Discovering the Wines of Carcavelos

March 29, 2025
Oeiras
National

In keeping with our habit of challenging the Members to put their cars out of hibernation in the first quarter of the year, we have proposed the discovery of Carcavelos DOC ‘Villa Oeiras’ wine for the morning of the MGCP's AGM – Annual General Meeting.

This centuries-old fortified wine has been restored and has been produced by the Municipality of Oeiras since 2006 at the Adega do Casal da Manteiga, using grapes harvested from the surrounding vineyards.

The wine is from Carcavelos and, like Porto, Moscatel and Madeira, it is one of the few national fortified wines and the one with the smallest demarcated region in the country. Stretching from Paço de Arcos to São João do Estoril, it covers the two municipalities of Oeiras and Cascais. With an area of 25 hectares, it is shared roughly half and half between the two.

The wine is Atlantic, white and generous because it is mostly fortified with the famous Lourinhã brandy, which gives it a honey colour. Grown in limestone soils, there are 3 white grape varieties that determine the uniqueness of this wine. Arinto, which predominates in the country, Galego Dourado, which is the most representative and also present in Setúbal and Colares, and Ratinho, an indigenous variety that allows the product to ‘age well’. It's in the 15-year ageing in Portuguese and French oak that it gains its complex notes and velvety texture.

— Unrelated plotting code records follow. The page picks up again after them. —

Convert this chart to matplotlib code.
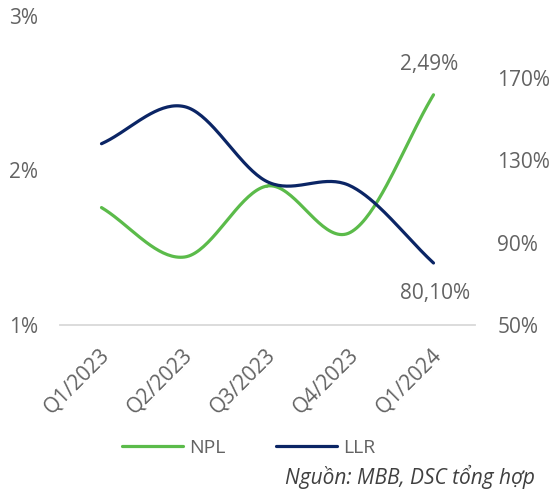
import numpy as np
import matplotlib.pyplot as plt
from matplotlib.transforms import ScaledTranslation

plt.rcParams['font.family'] = ['Open Sans', 'DejaVu Sans']

quarters = ["Q1/2023", "Q2/2023", "Q3/2023", "Q4/2023", "Q1/2024"]
npl = [1.76, 1.44, 1.90, 1.60, 2.49]      # %
llr = [138.0, 156.0, 119.5, 117.5, 80.1]  # %

green = "#5BBB4A"
navy = "#0B2565"
grey = "#636363"


def smooth(x, y, n=40):
    # catmull-rom, giong kieu "smoothed line" cua Excel
    x = np.asarray(x, float)
    y = np.asarray(y, float)
    px = np.concatenate([[2 * x[0] - x[1]], x, [2 * x[-1] - x[-2]]])
    py = np.concatenate([[2 * y[0] - y[1]], y, [2 * y[-1] - y[-2]]])
    xs, ys = [], []
    t = np.linspace(0, 1, n)
    for i in range(1, len(px) - 2):
        p0, p1, p2, p3 = py[i - 1], py[i], py[i + 1], py[i + 2]
        q0, q1, q2, q3 = px[i - 1], px[i], px[i + 1], px[i + 2]
        ys.append(0.5 * (2 * p1 + (-p0 + p2) * t + (2 * p0 - 5 * p1 + 4 * p2 - p3) * t**2
                         + (-p0 + 3 * p1 - 3 * p2 + p3) * t**3))
        xs.append(0.5 * (2 * q1 + (-q0 + q2) * t + (2 * q0 - 5 * q1 + 4 * q2 - q3) * t**2
                         + (-q0 + 3 * q1 - 3 * q2 + q3) * t**3))
    return np.concatenate(xs), np.concatenate(ys)


fig = plt.figure(figsize=(5.55, 4.99), dpi=100)
ax = fig.add_axes([60 / 555, 1 - 325 / 499, 415 / 555, 309 / 499])
ax2 = ax.twinx()

x = np.arange(len(quarters))
sx, sy = smooth(x, npl)
ax.plot(sx, sy, color=green, lw=2.3, solid_capstyle='round', label="NPL")
sx2, sy2 = smooth(x, llr)
ax2.plot(sx2, sy2, color=navy, lw=2.3, solid_capstyle='round', label="LLR")

ax.set_xlim(-0.5, len(quarters) - 0.5)
ax.set_ylim(1, 3)
ax.set_yticks([1, 2, 3])
ax.set_yticklabels(["1%", "2%", "3%"])
ax2.set_ylim(50, 200)
ax2.set_yticks([50, 90, 130, 170])
ax2.set_yticklabels(["50%", "90%", "130%", "170%"])

for a in (ax, ax2):
    for s in a.spines.values():
        s.set_visible(False)
    a.tick_params(length=0, labelsize=15, labelcolor=grey)
ax.spines['bottom'].set_visible(True)
ax.spines['bottom'].set_color("#D9D9D9")
ax.spines['bottom'].set_linewidth(1.3)
ax.tick_params(axis='y', pad=16)
ax2.tick_params(axis='y', pad=16)

ax.set_xticks(x)
ax.set_xticklabels(quarters, rotation=45, ha='right', va='center', rotation_mode='anchor')
ax.tick_params(axis='x', pad=19)
shift = ScaledTranslation(5 / 100, 0, fig.dpi_scale_trans)
for lbl in ax.get_xticklabels():
    lbl.set_transform(lbl.get_transform() + shift)

ax.annotate("2,49%", (x[-1], npl[-1]), xytext=(-3, 22), textcoords='offset points',
            ha='center', va='center', fontsize=15, color=grey)
ax2.annotate("80,10%", (x[-1], llr[-1]), xytext=(1, -22), textcoords='offset points',
             ha='center', va='center', fontsize=15, color=grey)

h1, l1 = ax.get_legend_handles_labels()
h2, l2 = ax2.get_legend_handles_labels()
fig.legend(h1 + h2, l1 + l2, loc='center', bbox_to_anchor=(249 / 555, 1 - 448 / 499),
           ncol=2, frameon=False, fontsize=14, labelcolor=grey, handlelength=3.1,
           handletextpad=0.35, columnspacing=2.6)

fig.text(535 / 555, 1 - 477 / 499, "Nguồn: MBB, DSC tổng hợp", ha='right', va='center',
         fontsize=15, style='italic', color="#404040")

plt.savefig("out.png", dpi=100)
plt.close()
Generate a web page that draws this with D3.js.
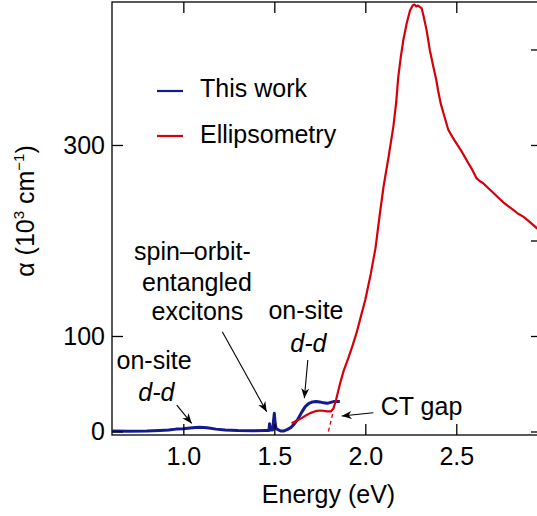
<!DOCTYPE html>
<html>
<head>
<meta charset="utf-8">
<script src="https://cdn.jsdelivr.net/npm/d3@7"></script>
<style>
  body { margin: 0; background: #fff; }
  svg { display: block; font-family: "Liberation Sans", Arial, sans-serif; }
</style>
</head>
<body>
<script>
// absorption from this work (blue)
var blueE = [0.61, 0.70, 0.80, 0.87, 0.92, 0.96, 1.00, 1.05, 1.09, 1.13, 1.18, 1.23, 1.30, 1.38, 1.45, 1.47,
  1.474, 1.478, 1.49, 1.495, 1.50, 1.505, 1.51, 1.52, 1.535, 1.55, 1.57, 1.59, 1.61, 1.63, 1.65, 1.67,
  1.69, 1.71, 1.73, 1.75, 1.77, 1.79, 1.81, 1.83, 1.86];
var blueA = [0.5, 0.3, 0.5, 1, 1.5, 2.5, 3, 4, 4.5, 4, 2.5, 1.5, 1, 0.8, 1, 1,
  8, 1.5, 1.5, 10, 19, 8, 3, 2, 0.5, 0.5, 2, 4, 8, 13, 20, 26,
  29.5, 31, 31.5, 31, 30, 29.5, 30.5, 31.5, 31.5];

// ellipsometry (red)
var redE = [1.595, 1.62, 1.65, 1.68, 1.70, 1.73, 1.76, 1.79, 1.81, 1.825, 1.839, 1.861, 1.88, 1.907, 1.93,
  1.953, 1.975, 2.0, 2.03, 2.056, 2.08, 2.10, 2.13, 2.154, 2.17, 2.181, 2.195, 2.209, 2.227, 2.246,
  2.26, 2.27, 2.28, 2.29, 2.31, 2.32, 2.337, 2.355, 2.374, 2.39, 2.40, 2.415, 2.43, 2.456, 2.48,
  2.50, 2.53, 2.557, 2.585, 2.612, 2.63, 2.648, 2.675, 2.703, 2.73, 2.758, 2.785, 2.813, 2.84,
  2.868, 2.90, 2.942, 2.971];
var redA = [8.6, 11, 14, 17.5, 19.5, 21.5, 22, 21, 21, 24, 33, 50, 63, 77, 90,
  104, 120, 138, 165, 192, 228, 256, 290, 319, 345, 371, 392, 410, 427, 441,
  446, 447, 445, 446, 443, 435, 420, 399, 382, 368, 357, 343, 333, 316, 308,
  302, 293, 284, 275, 265, 262, 260, 255, 250, 245, 240, 236, 232, 228,
  225, 220, 213, 208];

// dashed extrapolation to the CT gap
var ctE = [1.797, 1.824];
var ctA = [0, 21];

var xTicks = [1.0, 1.5, 2.0, 2.5];
var yLeftTicks = [0, 100, 300];
var yRightTicks = [0, 100, 200, 300, 400];

// annotation texts and arrows, in data units
var labels = [
  { t: "spin\u2013orbit-", e: 1.05, a: 180, it: false, anchor: "middle" },
  { t: "entangled", e: 1.075, a: 147, it: false, anchor: "middle" },
  { t: "excitons", e: 1.077, a: 117, it: false, anchor: "middle" },
  { t: "on-site", e: 0.839, a: 65, it: false, anchor: "middle" },
  { t: "d-d", e: 0.852, a: 32, it: true, anchor: "middle" },
  { t: "on-site", e: 1.674, a: 117.5, it: false, anchor: "middle" },
  { t: "d-d", e: 1.687, a: 83.6, it: true, anchor: "middle" },
  { t: "CT gap", e: 2.085, a: 17.3, it: false, anchor: "start" }
];
var arrows = [
  { e0: 0.964, a0: 27.7, e1: 1.046, a1: 8.5 },
  { e0: 1.214, a0: 104.5, e1: 1.458, a1: 20.7 },
  { e0: 1.684, a0: 74.9, e1: 1.665, a1: 34.8 },
  { e0: 2.044, a0: 19.7, e1: 1.870, a1: 16.2 }
];

var width = 537, height = 516;
var padL = 112, padT = 2, padR = 542, padB = 435;
var blue = "#121a8c", red = "#d6000c";

var x = d3.scaleLinear().domain([0.608, 2.971]).range([padL, padR]);
var y = d3.scaleLinear().domain([-3.66, 449.7]).range([padB, padT]);

var svg = d3.select("body").append("svg")
    .attr("width", width)
    .attr("height", height);

svg.append("defs").append("clipPath").attr("id", "clip")
  .append("rect").attr("x", padL).attr("y", padT).attr("width", padR - padL).attr("height", padB - padT);

var line = d3.line()
    .x(function(d) { return x(d[0]); })
    .y(function(d) { return y(d[1]); });

var plot = svg.append("g").attr("clip-path", "url(#clip)");

plot.append("path")
    .datum(d3.zip(blueE, blueA))
    .attr("d", line)
    .attr("fill", "none")
    .attr("stroke", blue)
    .attr("stroke-width", 3)
    .attr("stroke-linejoin", "round");

plot.append("path")
    .datum(d3.zip(ctE, ctA))
    .attr("d", line)
    .attr("fill", "none")
    .attr("stroke", red)
    .attr("stroke-width", 1.3)
    .attr("stroke-dasharray", "4,3");

plot.append("path")
    .datum(d3.zip(redE, redA))
    .attr("d", line)
    .attr("fill", "none")
    .attr("stroke", red)
    .attr("stroke-width", 2.2)
    .attr("stroke-linejoin", "round");

// frame
svg.append("rect")
    .attr("x", padL).attr("y", padT)
    .attr("width", padR - padL).attr("height", padB - padT)
    .attr("fill", "none").attr("stroke", "#000").attr("stroke-width", 1.3);

var xAxis = svg.append("g")
    .attr("transform", "translate(0," + padB + ")")
    .call(d3.axisBottom(x).tickValues(xTicks).tickSize(-11).tickFormat(d3.format(".1f")));
svg.append("g")
    .attr("transform", "translate(0," + padT + ")")
    .call(d3.axisTop(x).tickValues(xTicks).tickSize(-11).tickFormat(""));
var yAxis = svg.append("g")
    .attr("transform", "translate(" + padL + ",0)")
    .call(d3.axisLeft(y).tickValues(yLeftTicks).tickSize(-11).tickPadding(7));
svg.append("g")
    .attr("transform", "translate(" + padR + ",0)")
    .call(d3.axisRight(y).tickValues(yRightTicks).tickSize(-11).tickFormat(""));

svg.selectAll(".domain").remove();
svg.selectAll(".tick line").attr("stroke", "#000").attr("stroke-width", 1.3);
svg.selectAll(".tick text").attr("fill", "#000").attr("font-size", 25)
    .attr("font-family", "Liberation Sans, Arial, sans-serif");
xAxis.selectAll(".tick text").attr("y", 30).attr("dy", 0);
yAxis.selectAll(".tick text").attr("dy", "0.33em");

// axis titles
svg.append("text")
    .attr("x", (padL + 545) / 2)
    .attr("y", 503)
    .attr("text-anchor", "middle")
    .attr("font-size", 25)
    .text("Energy (eV)");

var yl = svg.append("text")
    .attr("transform", "translate(34," + 211 + ") rotate(-90)")
    .attr("text-anchor", "middle")
    .attr("font-size", 25);
yl.append("tspan").text("\u03b1 (10");
yl.append("tspan").attr("font-size", 15).attr("dy", -10).text("3");
yl.append("tspan").attr("dy", 10).text(" cm");
yl.append("tspan").attr("font-size", 15).attr("dy", -10).text("\u22121");
yl.append("tspan").attr("dy", 10).text(")");

// legend
var legend = [["This work", blue, 91], ["Ellipsometry", red, 136]];
legend.forEach(function(l) {
  svg.append("line")
      .attr("x1", 157).attr("x2", 183)
      .attr("y1", l[2]).attr("y2", l[2])
      .attr("stroke", l[1]).attr("stroke-width", 2.2);
  svg.append("text")
      .attr("x", 200).attr("y", l[2] + 6 + (l[0] === "Ellipsometry" ? 1 : 0))
      .attr("font-size", 25)
      .text(l[0]);
});

// annotations
svg.append("defs").append("marker")
    .attr("id", "head")
    .attr("viewBox", "0 0 10 10")
    .attr("refX", 10).attr("refY", 5)
    .attr("markerWidth", 10).attr("markerHeight", 10)
    .attr("markerUnits", "userSpaceOnUse")
    .attr("orient", "auto")
  .append("path")
    .attr("d", "M0,1 L10,5 L0,9 L3,5 Z")
    .attr("fill", "#000");

svg.selectAll(".arrow")
    .data(arrows)
    .enter().append("line")
    .attr("class", "arrow")
    .attr("x1", function(d) { return x(d.e0); })
    .attr("y1", function(d) { return y(d.a0); })
    .attr("x2", function(d) { return x(d.e1); })
    .attr("y2", function(d) { return y(d.a1); })
    .attr("stroke", "#000")
    .attr("stroke-width", 1.1)
    .attr("marker-end", "url(#head)");

svg.selectAll(".note")
    .data(labels)
    .enter().append("text")
    .attr("class", "note")
    .attr("x", function(d) { return x(d.e); })
    .attr("y", function(d) { return y(d.a); })
    .attr("text-anchor", function(d) { return d.anchor; })
    .attr("font-style", function(d) { return d.it ? "italic" : "normal"; })
    .attr("font-size", 25)
    .text(function(d) { return d.t; });
</script>
</body>
</html>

The history of this wine dates back to the reign of King José I, in 1752, when its fame and tasting reached the court in Beijing, enchanted Shakespeare and led Thomas Jefferson, the 3rd President of the USA, to consider the Adega do Palácio do Marquês de Pombal to be one of the most advanced in Europe.

In fact, while the Adega do Casal da Manteiga was na old stable, the Adega do Palácio do Marquês de Pombal, designed by Carlos Mardel, was intended to be a monumental building adorned with the busts of Roman emperors and, at the time, was considered the largest in the region to serve as a granary and cellar with a capacity for 900 barrels.

Always in the company of the Specialist Wine Tourism expert Catarina Silva, we began the visit to the vineyards and the production cellar and ended up at the Adega do Palácio where we tasted the olive oil, along with the Carcavelos Villa Oeiras, which is aged for 7 years in wood, and the Villa Oeiras Superior, which is aged in barrels for 15 years. To complete the experience, the more expensive Villa Oeiras Colheita could be bought in the shop.

After lunch, the AGM was held at the Club's headquarters, where the new Social Bodies for the 2025 - 2026 biennium were elected by electronic vote.